Ya hacia la entrega del poder recorrió desenfrenadamente el país para inaugurar y supervisar obras, pedir comprensión y clemencia a los mexicanos y a la historia: “probablemente voy a ser recordado por el tema de la violencia, y probablemente con mucha injusticia’’.
No tuvo que esperar a salir de Los Pinos para enfrentar ese juicio: en las últimas giras fue perseguido, confrontado y acosado por gritos y reclamos de familiares de quienes en algún momento llamó “víctimas colaterales’’.
El desenfreno en el actuar y el decir
Para su último año, Vicente Fox no tuvo ningún disimulo: utilizaría el cargo para inclinar la balanza electoral en favor del Partido Acción Nacional (PAN).
Ello, aun cuando Calderón no había sido primera su opción, pues su inclinación era su esposa Martha Sahagún o su secretario de Gobernación, Santiago Creel.
Con pragmatismo de empresario, no mostró civilidad democrática. Desde inicios de 2006 redobló su desenfreno declarativo para insistir admonitorio y amenazador: no existen “varitas mágicas’’ para resolver los problemas.
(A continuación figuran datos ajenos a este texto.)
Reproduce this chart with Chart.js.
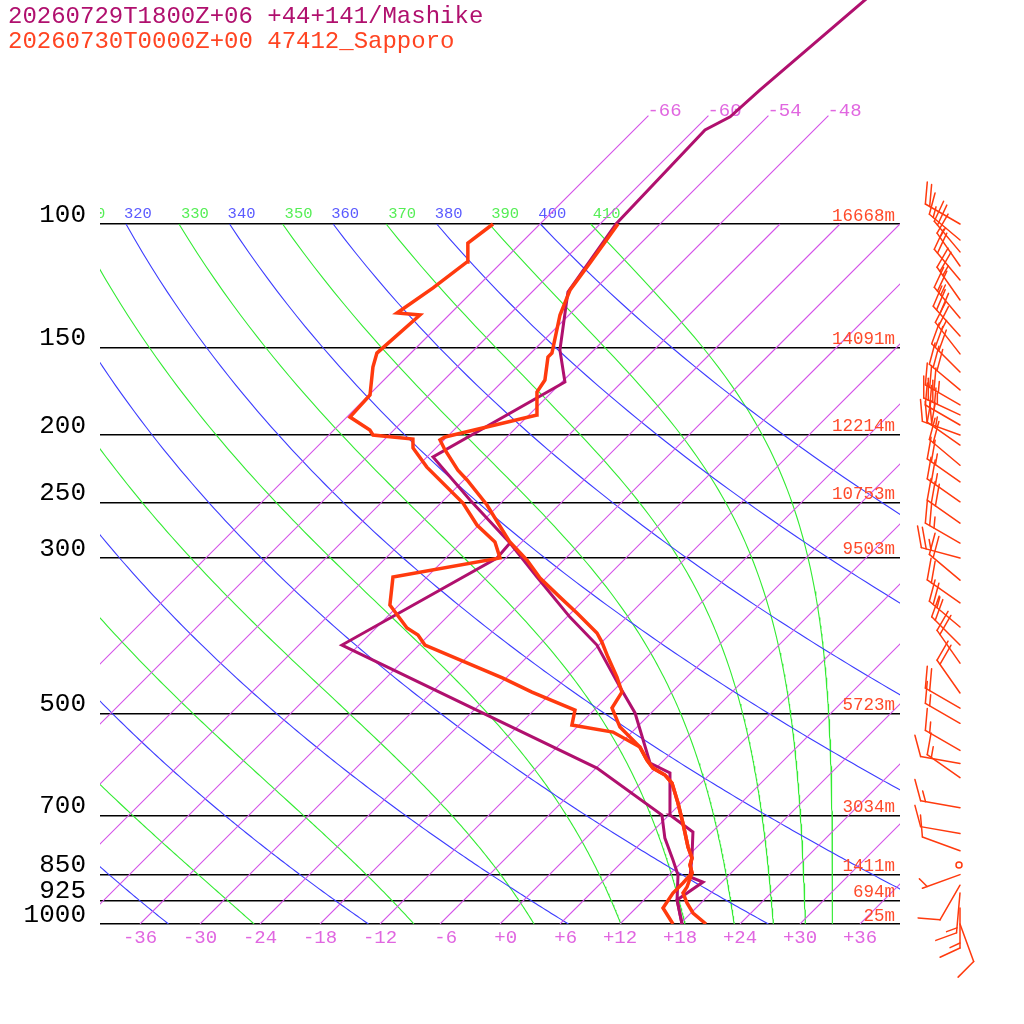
<!DOCTYPE html>
<html><head><meta charset="utf-8">
<script src="https://cdn.jsdelivr.net/npm/chart.js@4.4.1/dist/chart.umd.min.js"></script>
<style>html,body{margin:0;padding:0;background:#fff;}canvas{display:block;}</style>
</head><body>
<canvas id="c" width="1024" height="1024"></canvas>
<script>
// ---------------- DATA ----------------
const titleMashike = '20260729T1800Z+06 +44+141/Mashike';
const titleSapporo = '20260730T0000Z+00 47412_Sapporo';

const pressureTicks = [100,150,200,250,300,500,700,850,925,1000];
const heightLabels = ['16668m','14091m','12214m','10753m','9503m','5723m','3034m','1411m','694m','25m'];
const tempTicks = [-36,-30,-24,-18,-12,-6,0,6,12,18,24,30,36];

const isotherms = [-66,-60,-54,-48,-42,-36,-30,-24,-18,-12,-6,0,6,12,18,24,30,36];
const labelledIsotherms = [-66,-60,-54,-48];
const dryThetas = [240,260,280,300,320,340,360,380,400];
const moistThetaEs = [250,270,290,310,330,350,370,390,410];

// Sapporo (47412) temperature
const sapporoTP = [1000,964.4,933.3,903.1,885.4,845.5,823.6,804.9,776.2,717.5,671.7,628.9,612.6,598.7,583.2,558.8,523.2,491.4,466.3,443.8,415.6,395.6,384.0,359.6,341.2,320.4,302.0,284.7,267.4,252.0,232.1,224.7,210.3,203.5,201.5,187.5,173.8,167.1,154.9,152.9,134.9,124.2,113.7,100];
const sapporoT  = [20.6,18.2,16.6,15.2,15.0,14.1,13.1,12.6,11.1,8.2,5.7,3.1,1.6,-0.3,-1.7,-3.7,-7.7,-10.4,-11.0,-13.0,-15.9,-18.0,-19.4,-23.4,-26.7,-30.6,-33.7,-37.2,-40.3,-43.2,-47.7,-49.6,-52.9,-54.4,-54.2,-47.2,-49.5,-49.9,-51.9,-51.9,-54.9,-56.4,-57.1,-58.2];
// Sapporo dew point
const sapporoTdP = [1000,948.7,903.1,873.8,845.5,823.6,804.9,776.2,717.5,671.7,628.9,612.6,598.7,583.2,558.8,531.9,519.8,494.7,466.3,445.3,399.5,386.5,377.7,350.3,319.4,300.0,284.7,269.2,250.4,222.5,208.9,202.9,200.2,197.0,188.7,175.5,160.1,152.9,134.9,134.0,123.4,113.3,106.5,100];
const sapporoTd  = [17.3,14.7,14.2,14.2,14.1,13.1,12.6,11.1,8.2,5.7,3.1,1.6,-0.3,-1.7,-3.7,-7.9,-12.7,-13.9,-20.0,-24.3,-35.4,-37.1,-38.9,-42.9,-45.4,-36.6,-38.7,-42.2,-45.8,-53.0,-56.3,-57.2,-61.6,-62.4,-65.7,-65.9,-68.4,-69.4,-68.9,-71.4,-70.3,-69.5,-71.3,-70.7];

// Mashike (+44+141) temperature
const mashikeTP = [1000,923.9,871.0,856.8,802.3,739.0,698.8,608.6,588.8,499.5,458.7,399.5,364.4,319.4,285.6,247.9,215.2,168.2,151.4,125.1,100,73.4,70.3,64.4,40];
const mashikeT  = [18.2,15.3,16.1,14.3,12.5,10.1,6.1,1.9,-1.1,-7.6,-11.7,-18.2,-23.7,-31.0,-37.1,-45.4,-53.4,-47.7,-51.4,-56.4,-58.4,-58.9,-57.7,-57.4,-55.0];
// Mashike dew point
const mashikeTdP = [1000,923.9,851.1,810.2,753.9,698.8,598.7,399.5,300,285.6];
const mashikeTd  = [18.2,15.3,12.9,10.9,7.9,5.3,-5.9,-43.7,-36.9,-37.1];

// Sapporo winds (hPa, degrees, knots)
const windP   = [100,105.4,109.6,114.8,120.2,128.4,136.2,144.5,153.3,162.7,172.6,181.3,187.4,193.7,200.2,206.9,221.1,233.6,249.4,267.5,285.6,300,322.7,347.8,376.4,399.5,424.0,467.7,491.7,516.8,564.9,589.8,617.9,682.1,742.7,785.7,823.6,850,880.2,903.1,948.7,1000];
const windDir = [300,310,320,325,320,325,320,318,322,315,310,300,295,300,290,305,310,305,305,305,300,285,310,305,310,315,325,325,300,300,300,280,305,280,280,290,0,250,210,185,180,160];
const windSpd = [20,15,20,15,20,25,25,30,25,30,30,35,35,30,30,25,20,25,25,30,25,25,20,20,25,20,20,20,20,15,15,10,15,15,10,10,0,5,10,15,15,10];

// ---------------- HELPERS ----------------
const SKEW = 70; // degC of shift per decade of pressure
const skewX = (T, p) => T + SKEW * Math.log10(1000 / p);
const pts = (P, T) => P.map((p, i) => ({x: skewX(T[i], p), y: p}));

function esat(Tc){ return 6.112 * Math.exp(17.67 * Tc / (Tc + 243.5)); }
function thetaE(Tc, p){
  const e = esat(Tc);
  if (e >= 0.5 * p) return 1e9;
  const r = 0.622 * e / (p - e), TK = Tc + 273.15, rg = r * 1000;
  return TK * Math.pow(1000 / p, 0.2854 * (1 - 0.28 * r)) * Math.exp((3.376 / TK - 0.00254) * rg * (1 + 0.81e-3 * rg));
}
function moistT(th, p){
  let lo = -170, hi = 60;
  for (let i = 0; i < 60; i++){ const m = (lo + hi) / 2; if (thetaE(m, p) > th) hi = m; else lo = m; }
  return (lo + hi) / 2;
}
const dryT = (th, p) => th * Math.pow(p / 1000, 0.2857) - 273.15;

const pGrid = [];
for (let p = 100; p <= 1000; p += 5) pGrid.push(p);

const COL = {
  mash: '#b0106e', sap: '#ff3a0e', iso: 'rgb(212,84,232)', isoLbl: '#e066e0',
  dry: 'rgb(60,60,255)', dryLbl: '#5a5aff', moist: 'rgb(50,235,50)', moistLbl: '#55ee55', hgt: '#ff4a2a'
};

const datasets = [];
const lineDs = (data, color, width, order) => ({data, showLine: true, borderColor: color, backgroundColor: color, borderWidth: width, pointRadius: 0, pointHoverRadius: 0, fill: false, order});

datasets.push(lineDs(pts(sapporoTP, sapporoT), COL.sap, 3.5, 0));
datasets.push(lineDs(pts(sapporoTdP, sapporoTd), COL.sap, 3.5, 0));
datasets.push(lineDs(pts(mashikeTP, mashikeT), COL.mash, 3, 1));
datasets.push(lineDs(pts(mashikeTdP, mashikeTd), COL.mash, 3, 1));

isotherms.forEach(T => {
  const top = labelledIsotherms.includes(T) ? 70 : 100;
  const ps = [1000, 850, 700, 500, 300, 200, 150, top];
  datasets.push(lineDs(ps.map(p => ({x: skewX(T, p), y: p})), COL.iso, 1.1, 10));
});
dryThetas.forEach(th => {
  datasets.push(lineDs(pGrid.map(p => ({x: skewX(dryT(th, p), p), y: p})), COL.dry, 1.1, 11));
});
moistThetaEs.forEach(th => {
  datasets.push(lineDs(pGrid.map(p => ({x: skewX(moistT(th, p), p), y: p})), COL.moist, 1.1, 11));
});

const fmtT = v => { let s = v > 0 ? '+' + v : (v === 0 ? '+0' : String(v)); return s.padStart(3, ' '); };

// ---------------- PLUGINS ----------------
const labelPlugin = {
  id: 'skewLabels',
  beforeDatasetsDraw(chart){
    const {ctx, chartArea: a, scales: {x, y}} = chart;
    ctx.save();
    ctx.beginPath(); ctx.rect(a.left, 0, a.right - a.left, a.bottom); ctx.clip();
    ctx.textAlign = 'left'; ctx.textBaseline = 'alphabetic';
    ctx.font = '15.5px "Liberation Mono", monospace';
    const y100 = y.getPixelForValue(100);
    dryThetas.forEach(th => {
      ctx.fillStyle = COL.dryLbl;
      ctx.fillText(String(th), x.getPixelForValue(skewX(dryT(th, 100), 100)) - 2, y100 - 6);
    });
    moistThetaEs.forEach(th => {
      ctx.fillStyle = COL.moistLbl;
      ctx.fillText(String(th), x.getPixelForValue(skewX(moistT(th, 100), 100)) + 2, y100 - 6);
    });
    ctx.font = '19px "Liberation Mono", monospace';
    ctx.fillStyle = COL.isoLbl;
    labelledIsotherms.forEach(T => {
      ctx.fillText(String(T), x.getPixelForValue(skewX(T, 70)) - 1, y.getPixelForValue(70));
    });
    ctx.restore();
  },
  afterDatasetsDraw(chart){
    const {ctx, chartArea: a, scales: {y}} = chart;
    ctx.save();
    ctx.font = '17.5px "Liberation Mono", monospace';
    ctx.fillStyle = COL.hgt; ctx.textAlign = 'right'; ctx.textBaseline = 'alphabetic';
    pressureTicks.forEach((p, i) => ctx.fillText(heightLabels[i], a.right - 5, y.getPixelForValue(p) - 3.5));
    ctx.restore();
  }
};

const barbPlugin = {
  id: 'barbs',
  afterDatasetsDraw(chart){
    const {ctx, chartArea: a, scales: {y}} = chart;
    const bx = a.right + 60, L = 40, F = 22, step = 5, rot = 65 * Math.PI / 180;
    ctx.save();
    ctx.strokeStyle = COL.sap; ctx.lineWidth = 1.5; ctx.lineCap = 'round';
    windP.forEach((p, i) => {
      const by = y.getPixelForValue(p), spd = windSpd[i];
      if (spd < 2.5){ ctx.beginPath(); ctx.arc(bx - 1, by, 3, 0, 2 * Math.PI); ctx.stroke(); return; }
      const d = windDir[i] * Math.PI / 180, ux = Math.sin(d), uy = -Math.cos(d);
      const tx = bx + ux * L, ty = by + uy * L;
      ctx.beginPath(); ctx.moveTo(bx, by); ctx.lineTo(tx, ty); ctx.stroke();
      const fa = Math.atan2(uy, ux) + rot, fx = Math.cos(fa), fy = Math.sin(fa);
      const s = Math.round(spd / 5) * 5;
      const full = Math.floor(s / 10), half = (s % 10) >= 5;
      let pos = 0;
      for (let k = 0; k < full; k++){
        const sx = tx - ux * pos, sy = ty - uy * pos;
        ctx.beginPath(); ctx.moveTo(sx, sy); ctx.lineTo(sx + fx * F, sy + fy * F); ctx.stroke();
        pos += step;
      }
      if (half){
        if (full === 0) pos = step;
        const sx = tx - ux * pos, sy = ty - uy * pos;
        ctx.beginPath(); ctx.moveTo(sx, sy); ctx.lineTo(sx + fx * F / 2, sy + fy * F / 2); ctx.stroke();
      }
    });
    ctx.restore();
  }
};

const titlePlugin = {
  id: 'titles',
  afterDraw(chart){
    const ctx = chart.ctx;
    ctx.save();
    ctx.font = '24px "Liberation Mono", monospace';
    ctx.textAlign = 'left'; ctx.textBaseline = 'alphabetic';
    ctx.fillStyle = COL.mash; ctx.fillText(titleMashike, 8, 23);
    ctx.fillStyle = '#ff4422'; ctx.fillText(titleSapporo, 8, 48);
    ctx.restore();
  }
};

// ---------------- CHART ----------------
new Chart(document.getElementById('c'), {
  type: 'scatter',
  data: {datasets},
  options: {
    responsive: false, animation: false, devicePixelRatio: 1, events: [],
    layout: {padding: {left: 0, right: 124, top: 0, bottom: 0}},
    plugins: {legend: {display: false}, tooltip: {enabled: false}, title: {display: false}, colors: {enabled: false}},
    elements: {line: {tension: 0}, point: {radius: 0}},
    scales: {
      x: {
        type: 'linear', position: 'bottom', min: -40, max: 40,
        afterBuildTicks: s => { s.ticks = tempTicks.map(v => ({value: v})); },
        afterFit: s => { s.height = 100; s.paddingLeft = 0; s.paddingRight = 0; },
        grid: {display: false, drawTicks: false}, border: {display: false},
        ticks: {autoSkip: false, maxRotation: 0, padding: 3, color: COL.isoLbl,
                font: {family: 'Liberation Mono', size: 19}, callback: v => fmtT(v)}
      },
      y: {
        type: 'logarithmic', position: 'left', reverse: true, min: 1000 * Math.pow(10, -924 / 700), max: 1000,
        afterBuildTicks: s => { s.ticks = pressureTicks.map(v => ({value: v})); },
        afterFit: s => { s.width = 100; s.paddingTop = 0; s.paddingBottom = 0; },
        grid: {color: '#000', lineWidth: 1.4, drawTicks: false}, border: {display: false},
        ticks: {autoSkip: false, padding: 14, labelOffset: -9, color: '#000',
                font: {family: 'Liberation Mono', size: 26}, callback: v => String(v)}
      }
    }
  },
  plugins: [labelPlugin, barbPlugin, titlePlugin]
});
</script>
</body></html>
Así era la oratoria foxista: los gobiernos del pasado “nos tomaron el pelo como a viles chinos’’ con el populismo de pedir prestado y descuidar las finanzas públicas. Regresar al estatismo “es una absoluta falacia, una absoluta falsedad’’.
El mensaje era obvio: atajar la creciente aceptación de López Obrador y alentar la opción panista.
Presumía logros: 75 por ciento de las familias ya disponía de lavadoras “y no de dos patas o dos piernas, sino de las metálicas’’.
En ese mismo año las consecuencias de su frivolidad se evidenciaban en un auténtico panorama de desgobierno.
En la Cámara de Diputados se denunciaba el enriquecimiento y tráfico con créditos del Fondo de la Vivienda del Instituto de Seguridad y Servicios Sociales de los Trabajadores del Estado de los hijos de Sahagún, y Fox salía a defenderlos sólo con el argumento de su palabra. No sería el único caso.
A los conflictos sociales como la insurrección de los maestros de la Coordinadora Nacional de Trabajadores de la Educación en Oaxaca, la tragedia de Pasta de Conchos, el conflicto en San Salvador Atenco, la represión en Lázaro Cárdenas, Michoacán, respondía dicharachero y con ocurrencias.
Tampoco le importó romper con el Congreso o con la Comisión Nacional de los Derechos Humanos y hasta provocar desaguisados internacionales por referirse despectivamente a los afroamericanos.
Casi de salida, quien a través de un “¿y yo por qué?’’, eludía responsabilidades, no pudo leer su último informe ante el Congreso, que también le negó el permiso de viajar a Asia.
Su empeño desplegado para mantener al PAN en el poder no le valió el reconocimiento interno. En 2014 dejó el partido.